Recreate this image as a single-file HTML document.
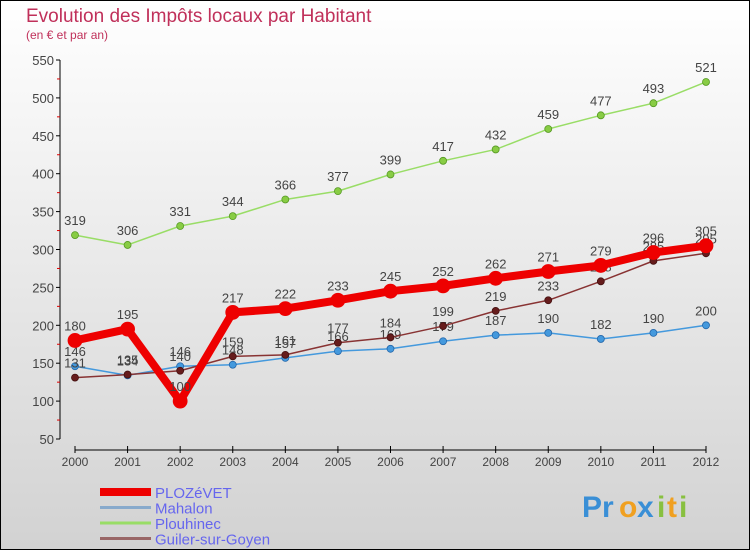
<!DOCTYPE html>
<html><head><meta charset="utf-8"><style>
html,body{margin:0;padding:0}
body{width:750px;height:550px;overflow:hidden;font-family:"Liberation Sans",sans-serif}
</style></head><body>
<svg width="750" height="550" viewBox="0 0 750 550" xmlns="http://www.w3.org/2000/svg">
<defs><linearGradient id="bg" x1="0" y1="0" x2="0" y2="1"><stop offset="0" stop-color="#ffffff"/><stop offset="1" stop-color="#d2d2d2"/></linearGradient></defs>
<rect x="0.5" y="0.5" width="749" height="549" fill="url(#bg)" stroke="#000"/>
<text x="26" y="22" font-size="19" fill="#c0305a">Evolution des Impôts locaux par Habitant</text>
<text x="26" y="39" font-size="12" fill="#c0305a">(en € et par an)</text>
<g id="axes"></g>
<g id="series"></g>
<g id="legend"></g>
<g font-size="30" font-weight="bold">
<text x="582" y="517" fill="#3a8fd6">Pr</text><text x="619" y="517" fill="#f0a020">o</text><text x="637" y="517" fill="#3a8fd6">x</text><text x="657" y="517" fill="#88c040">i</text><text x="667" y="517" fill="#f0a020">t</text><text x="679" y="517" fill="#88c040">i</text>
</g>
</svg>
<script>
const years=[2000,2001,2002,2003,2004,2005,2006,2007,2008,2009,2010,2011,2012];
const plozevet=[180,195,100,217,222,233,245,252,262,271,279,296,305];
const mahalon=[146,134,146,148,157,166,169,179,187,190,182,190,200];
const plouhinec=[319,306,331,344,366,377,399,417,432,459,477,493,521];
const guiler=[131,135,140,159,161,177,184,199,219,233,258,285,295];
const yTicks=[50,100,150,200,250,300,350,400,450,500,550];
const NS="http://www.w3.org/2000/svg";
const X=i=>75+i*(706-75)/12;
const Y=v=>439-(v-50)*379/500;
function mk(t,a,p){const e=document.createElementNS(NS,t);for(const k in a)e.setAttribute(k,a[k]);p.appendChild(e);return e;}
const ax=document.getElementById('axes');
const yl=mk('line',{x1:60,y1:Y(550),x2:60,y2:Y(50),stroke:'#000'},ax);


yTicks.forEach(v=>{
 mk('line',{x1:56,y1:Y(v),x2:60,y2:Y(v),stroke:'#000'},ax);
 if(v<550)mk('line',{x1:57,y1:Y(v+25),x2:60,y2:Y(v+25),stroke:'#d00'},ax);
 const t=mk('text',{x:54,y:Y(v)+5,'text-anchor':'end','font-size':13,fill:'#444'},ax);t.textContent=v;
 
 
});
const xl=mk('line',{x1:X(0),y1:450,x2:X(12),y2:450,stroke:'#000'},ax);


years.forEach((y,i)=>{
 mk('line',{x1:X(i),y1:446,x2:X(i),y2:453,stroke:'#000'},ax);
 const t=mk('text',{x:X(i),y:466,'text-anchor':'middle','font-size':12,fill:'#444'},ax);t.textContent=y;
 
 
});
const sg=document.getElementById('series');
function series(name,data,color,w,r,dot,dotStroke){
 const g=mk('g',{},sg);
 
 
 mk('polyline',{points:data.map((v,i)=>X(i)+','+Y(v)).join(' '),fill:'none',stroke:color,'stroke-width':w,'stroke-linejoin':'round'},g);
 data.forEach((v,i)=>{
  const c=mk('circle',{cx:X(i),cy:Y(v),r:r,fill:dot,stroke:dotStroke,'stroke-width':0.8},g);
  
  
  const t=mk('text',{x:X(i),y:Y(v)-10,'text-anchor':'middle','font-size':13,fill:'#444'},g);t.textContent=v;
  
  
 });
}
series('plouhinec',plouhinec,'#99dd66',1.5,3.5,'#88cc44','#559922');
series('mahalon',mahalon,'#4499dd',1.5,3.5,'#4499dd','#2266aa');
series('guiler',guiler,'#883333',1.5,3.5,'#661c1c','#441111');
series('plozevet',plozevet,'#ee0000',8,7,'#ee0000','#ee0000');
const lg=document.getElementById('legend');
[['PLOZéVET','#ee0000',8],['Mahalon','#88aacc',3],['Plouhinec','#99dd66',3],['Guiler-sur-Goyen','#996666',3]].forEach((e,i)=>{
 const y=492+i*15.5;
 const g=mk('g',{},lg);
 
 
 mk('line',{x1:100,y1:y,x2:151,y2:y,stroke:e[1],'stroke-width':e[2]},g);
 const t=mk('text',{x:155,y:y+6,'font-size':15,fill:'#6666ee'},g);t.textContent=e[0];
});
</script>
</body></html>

● ● ● ●

Produce an exact copy of each line of data, skipping embedded images.

WRITTEN ANSWER:
Recreate this image as a single-file HTML document.
<!DOCTYPE html>
<html><head><meta charset="utf-8"><style>
html,body{margin:0;padding:0}
body{width:750px;height:550px;overflow:hidden;font-family:"Liberation Sans",sans-serif}
</style></head><body>
<svg width="750" height="550" viewBox="0 0 750 550" xmlns="http://www.w3.org/2000/svg">
<defs><linearGradient id="bg" x1="0" y1="0" x2="0" y2="1"><stop offset="0" stop-color="#ffffff"/><stop offset="1" stop-color="#d2d2d2"/></linearGradient></defs>
<rect x="0.5" y="0.5" width="749" height="549" fill="url(#bg)" stroke="#000"/>
<text x="26" y="22" font-size="19" fill="#c0305a">Evolution des Impôts locaux par Habitant</text>
<text x="26" y="39" font-size="12" fill="#c0305a">(en € et par an)</text>
<g id="axes"></g>
<g id="series"></g>
<g id="legend"></g>
<g font-size="30" font-weight="bold">
<text x="582" y="517" fill="#3a8fd6">Pr</text><text x="619" y="517" fill="#f0a020">o</text><text x="637" y="517" fill="#3a8fd6">x</text><text x="657" y="517" fill="#88c040">i</text><text x="667" y="517" fill="#f0a020">t</text><text x="679" y="517" fill="#88c040">i</text>
</g>
</svg>
<script>
const years=[2000,2001,2002,2003,2004,2005,2006,2007,2008,2009,2010,2011,2012];
const plozevet=[180,195,100,217,222,233,245,252,262,271,279,296,305];
const mahalon=[146,134,146,148,157,166,169,179,187,190,182,190,200];
const plouhinec=[319,306,331,344,366,377,399,417,432,459,477,493,521];
const guiler=[131,135,140,159,161,177,184,199,219,233,258,285,295];
const yTicks=[50,100,150,200,250,300,350,400,450,500,550];
const NS="http://www.w3.org/2000/svg";
const X=i=>75+i*(706-75)/12;
const Y=v=>439-(v-50)*379/500;
function mk(t,a,p){const e=document.createElementNS(NS,t);for(const k in a)e.setAttribute(k,a[k]);p.appendChild(e);return e;}
const ax=document.getElementById('axes');
const yl=mk('line',{x1:60,y1:Y(550),x2:60,y2:Y(50),stroke:'#000'},ax);


yTicks.forEach(v=>{
 mk('line',{x1:56,y1:Y(v),x2:60,y2:Y(v),stroke:'#000'},ax);
 if(v<550)mk('line',{x1:57,y1:Y(v+25),x2:60,y2:Y(v+25),stroke:'#d00'},ax);
 const t=mk('text',{x:54,y:Y(v)+5,'text-anchor':'end','font-size':13,fill:'#444'},ax);t.textContent=v;
 
 
});
const xl=mk('line',{x1:X(0),y1:450,x2:X(12),y2:450,stroke:'#000'},ax);


years.forEach((y,i)=>{
 mk('line',{x1:X(i),y1:446,x2:X(i),y2:453,stroke:'#000'},ax);
 const t=mk('text',{x:X(i),y:466,'text-anchor':'middle','font-size':12,fill:'#444'},ax);t.textContent=y;
 
 
});
const sg=document.getElementById('series');
function series(name,data,color,w,r,dot,dotStroke){
 const g=mk('g',{},sg);
 
 
 mk('polyline',{points:data.map((v,i)=>X(i)+','+Y(v)).join(' '),fill:'none',stroke:color,'stroke-width':w,'stroke-linejoin':'round'},g);
 data.forEach((v,i)=>{
  const c=mk('circle',{cx:X(i),cy:Y(v),r:r,fill:dot,stroke:dotStroke,'stroke-width':0.8},g);
  
  
  const t=mk('text',{x:X(i),y:Y(v)-10,'text-anchor':'middle','font-size':13,fill:'#444'},g);t.textContent=v;
  
  
 });
}
series('plouhinec',plouhinec,'#99dd66',1.5,3.5,'#88cc44','#559922');
series('mahalon',mahalon,'#4499dd',1.5,3.5,'#4499dd','#2266aa');
series('guiler',guiler,'#883333',1.5,3.5,'#661c1c','#441111');
series('plozevet',plozevet,'#ee0000',8,7,'#ee0000','#ee0000');
const lg=document.getElementById('legend');
[['PLOZéVET','#ee0000',8],['Mahalon','#88aacc',3],['Plouhinec','#99dd66',3],['Guiler-sur-Goyen','#996666',3]].forEach((e,i)=>{
 const y=492+i*15.5;
 const g=mk('g',{},lg);
 
 
 mk('line',{x1:100,y1:y,x2:151,y2:y,stroke:e[1],'stroke-width':e[2]},g);
 const t=mk('text',{x:155,y:y+6,'font-size':15,fill:'#6666ee'},g);t.textContent=e[0];
});
</script>
</body></html>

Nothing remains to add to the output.